A precariedade da rede de Ensino local, objeções de cunho
religioso ou moral, a preferência por uma Educação que priorize a construção do
caráter em vez da instrução e a convicção de que o Ensino ministrado em casa
pode ser melhor que o oferecido pelas Escolas são motivos que fazem pais, em
diversos países, manter os filhos em casa em vez de matriculá-los em um
estabelecimento de Ensino convencional. No Brasil, a Educação domiciliar, ou
homeschooling, é proibida; os pais têm a obrigação de matricular os filhos em
uma Escola dos 4 aos 17 anos. Mesmo assim, cerca de mil famílias desafiam a
legislação, dispostas a enfrentar processos e multas em nome do que julgam ser
um direito garantido inclusive pela Declaração Universal dos Direitos Humanos,
em seu artigo 26.
De um ponto de vista puramente teórico, a Educação
domiciliar seria uma opção válida, considerando que os principais responsáveis
pela Educação das crianças são justamente seus pais, e seria deles a escolha do
que julgam ser o melhor método de instrução para os filhos. Além dos Estados
Unidos, muitos outros países garantem esse direito a seus cidadãos, como
Canadá, Reino Unido, Irlanda, Itália, Dinamarca, México, França e Portugal. Em
vários casos, os governos estabelecem algum tipo de controle, que vai da
simples exigência de um cadastro para os estudantes educados em casa até a
aplicação de exames ou a obrigatoriedade de um tutor para acompanhar o
desenvolvimento educacional da criança. Na Islândia, apenas pais com
certificado de Professores podem educar os filhos em casa.

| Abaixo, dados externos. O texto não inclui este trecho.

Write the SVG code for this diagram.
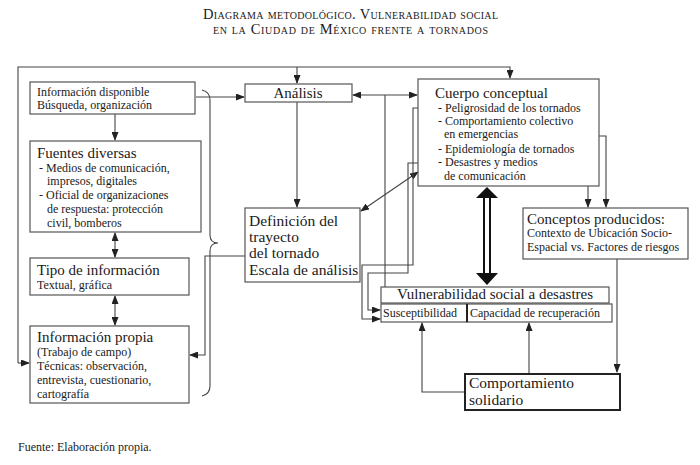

A decisão de adotar o Ensino domiciliar exige muito
discernimento por parte dos pais, porque o que está em jogo é o interesse de
uma terceira pessoa, a criança, que merece amparo e proteção. Fora da Escola,
ela fica privada não apenas de um ambiente construído especialmente para o
estudo, como também da interação com colegas de sua idade. É verdade que, com
disciplina, também a casa pode ser um local propício ao estudo, e que o contato
pode ser suprido de outras formas, como a frequência a atividades
extracurriculares (como clubes esportivos) ou o reforço de laços comunitários
na própria vizinhança. Mas, dependendo da motivação para manter as crianças
estudando em casa, o componente de socialização é fortemente prejudicado – pais
que alegam objeções de cunho religioso para tirar os filhos da Escola, por
exemplo, podem não se sentir confortáveis ao vê-los brincando com vizinhos que
não compartilham dos mesmos valores, aumentando o isolamento do estudante.
É justamente por essa necessidade de discernimento que a
liberação do Ensino domiciliar neste momento seria uma má ideia para o Brasil.
Infelizmente, ainda não há entre a população em geral uma consciência sólida a
respeito do valor da Educação. Casos como o do designer Cléber Nunes, o mais
famoso e bem-sucedido defensor do homeschooling no país – cujos filhos foram
aprovados em exames muito mais difíceis que os aplicados às crianças da mesma
idade regularmente matriculadas em Escolas – são muito raros. A permissão para
o Ensino domiciliar muito provavelmente abriria brechas para toda sorte de
justificativas dos pais, que acabariam privando os filhos de uma instrução
formal, mesmo que de qualidade questionável, como a oferecida por parte da rede
pública. Quem defende a liberação atrelada a uma série de condições, para
evitar os casos de abandono intelectual, poderia observar a dificuldade em
fiscalizar se os beneficiários do Bolsa Família estão cumprindo todas as
exigências do programa. Ela ilustra o que aconteceria no Brasil no caso de
permissão para a Educação domiciliar. Talvez, à medida que a conscientização
popular sobre a importância do Ensino avance, seja possível considerar a
possibilidade de conceder esse direito às famílias; no entanto, fazê-lo agora
seria arriscar o futuro de muitas crianças.